THE TASK =
Copy out the whole listing exactly as written, leaving the pictures behind.

GIVEN MATERIAL =
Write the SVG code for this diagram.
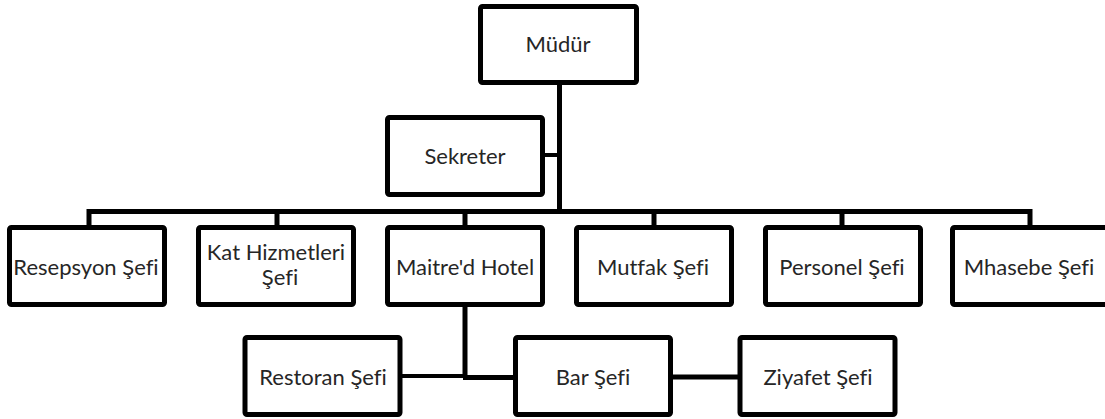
<svg xmlns="http://www.w3.org/2000/svg" width="1105" height="419" viewBox="0 0 1105 419">
<style>
.box{fill:#fff;stroke:#000;stroke-width:5;stroke-linejoin:round}
.lbl{font-family:Lato,"Open Sans",sans-serif;font-size:22px;fill:#262626;text-anchor:middle;font-variant-ligatures:none;font-feature-settings:"liga" 0}
.ln{fill:none;stroke:#000;stroke-width:5;stroke-linejoin:miter}
</style>
<rect width="1105" height="419" fill="#fff"/>
<g id="connectors">
<path class="ln" d="M559.5 85 V211.5"/>
<path class="ln" d="M545 155 H559.5" style="stroke-width:4"/>
<path class="ln" d="M89 225 V211.5 H1030 V225"/>
<path class="ln" d="M277 211.5 V225 M465 211.5 V225 M654 211.5 V225 M842 211.5 V225"/>
<path class="ln" d="M465 307 V378"/>
<path class="ln" d="M402 376 H465" style="stroke-width:4"/>
<path class="ln" d="M463 377.5 H514"/>
<path class="ln" d="M673 377 H738"/>
</g>
<g id="mudur"><rect class="box" x="480.5" y="6.5" width="156" height="76" rx="2"/><text class="lbl" x="558" y="52">Müdür</text></g>
<g id="sekreter"><rect class="box" x="387.5" y="117.5" width="155" height="77" rx="2"/><text class="lbl" x="465" y="164">Sekreter</text></g>
<g id="resepsyon"><rect class="box" x="9.5" y="227.5" width="155" height="77" rx="2"/><text class="lbl" x="86" y="275">Resepsyon Şefi</text></g>
<g id="kat"><rect class="box" x="198.5" y="227.5" width="155" height="77" rx="2"/><text class="lbl" x="276" y="260">Kat Hizmetleri</text><text class="lbl" x="280" y="285">Şefi</text></g>
<g id="maitre"><rect class="box" x="387.5" y="227.5" width="155" height="77" rx="2"/><text class="lbl" x="465" y="275">Maitre'd Hotel</text></g>
<g id="mutfak"><rect class="box" x="576.5" y="227.5" width="155" height="77" rx="2"/><text class="lbl" x="653" y="275">Mutfak Şefi</text></g>
<g id="personel"><rect class="box" x="765.5" y="227.5" width="155" height="77" rx="2"/><text class="lbl" x="842" y="275">Personel Şefi</text></g>
<g id="mhasebe"><rect class="box" x="952.5" y="227.5" width="160" height="77" rx="2"/><text class="lbl" x="1029" y="275">Mhasebe Şefi</text></g>
<g id="restoran"><rect class="box" x="245" y="337.5" width="155" height="77" rx="2"/><text class="lbl" x="323" y="385">Restoran Şefi</text></g>
<g id="bar"><rect class="box" x="515.5" y="337.5" width="155" height="77" rx="2"/><text class="lbl" x="593" y="385">Bar Şefi</text></g>
<g id="ziyafet"><rect class="box" x="740" y="337.5" width="155" height="77" rx="2"/><text class="lbl" x="818" y="385">Ziyafet Şefi</text></g>
</svg>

RESULT =
Write the SVG code for this diagram.
<svg xmlns="http://www.w3.org/2000/svg" width="1105" height="419" viewBox="0 0 1105 419">
<style>
.box{fill:#fff;stroke:#000;stroke-width:5;stroke-linejoin:round}
.lbl{font-family:Lato,"Open Sans",sans-serif;font-size:22px;fill:#262626;text-anchor:middle;font-variant-ligatures:none;font-feature-settings:"liga" 0}
.ln{fill:none;stroke:#000;stroke-width:5;stroke-linejoin:miter}
</style>
<rect width="1105" height="419" fill="#fff"/>
<g id="connectors">
<path class="ln" d="M559.5 85 V211.5"/>
<path class="ln" d="M545 155 H559.5" style="stroke-width:4"/>
<path class="ln" d="M89 225 V211.5 H1030 V225"/>
<path class="ln" d="M277 211.5 V225 M465 211.5 V225 M654 211.5 V225 M842 211.5 V225"/>
<path class="ln" d="M465 307 V378"/>
<path class="ln" d="M402 376 H465" style="stroke-width:4"/>
<path class="ln" d="M463 377.5 H514"/>
<path class="ln" d="M673 377 H738"/>
</g>
<g id="mudur"><rect class="box" x="480.5" y="6.5" width="156" height="76" rx="2"/><text class="lbl" x="558" y="52">Müdür</text></g>
<g id="sekreter"><rect class="box" x="387.5" y="117.5" width="155" height="77" rx="2"/><text class="lbl" x="465" y="164">Sekreter</text></g>
<g id="resepsyon"><rect class="box" x="9.5" y="227.5" width="155" height="77" rx="2"/><text class="lbl" x="86" y="275">Resepsyon Şefi</text></g>
<g id="kat"><rect class="box" x="198.5" y="227.5" width="155" height="77" rx="2"/><text class="lbl" x="276" y="260">Kat Hizmetleri</text><text class="lbl" x="280" y="285">Şefi</text></g>
<g id="maitre"><rect class="box" x="387.5" y="227.5" width="155" height="77" rx="2"/><text class="lbl" x="465" y="275">Maitre'd Hotel</text></g>
<g id="mutfak"><rect class="box" x="576.5" y="227.5" width="155" height="77" rx="2"/><text class="lbl" x="653" y="275">Mutfak Şefi</text></g>
<g id="personel"><rect class="box" x="765.5" y="227.5" width="155" height="77" rx="2"/><text class="lbl" x="842" y="275">Personel Şefi</text></g>
<g id="mhasebe"><rect class="box" x="952.5" y="227.5" width="160" height="77" rx="2"/><text class="lbl" x="1029" y="275">Mhasebe Şefi</text></g>
<g id="restoran"><rect class="box" x="245" y="337.5" width="155" height="77" rx="2"/><text class="lbl" x="323" y="385">Restoran Şefi</text></g>
<g id="bar"><rect class="box" x="515.5" y="337.5" width="155" height="77" rx="2"/><text class="lbl" x="593" y="385">Bar Şefi</text></g>
<g id="ziyafet"><rect class="box" x="740" y="337.5" width="155" height="77" rx="2"/><text class="lbl" x="818" y="385">Ziyafet Şefi</text></g>
</svg>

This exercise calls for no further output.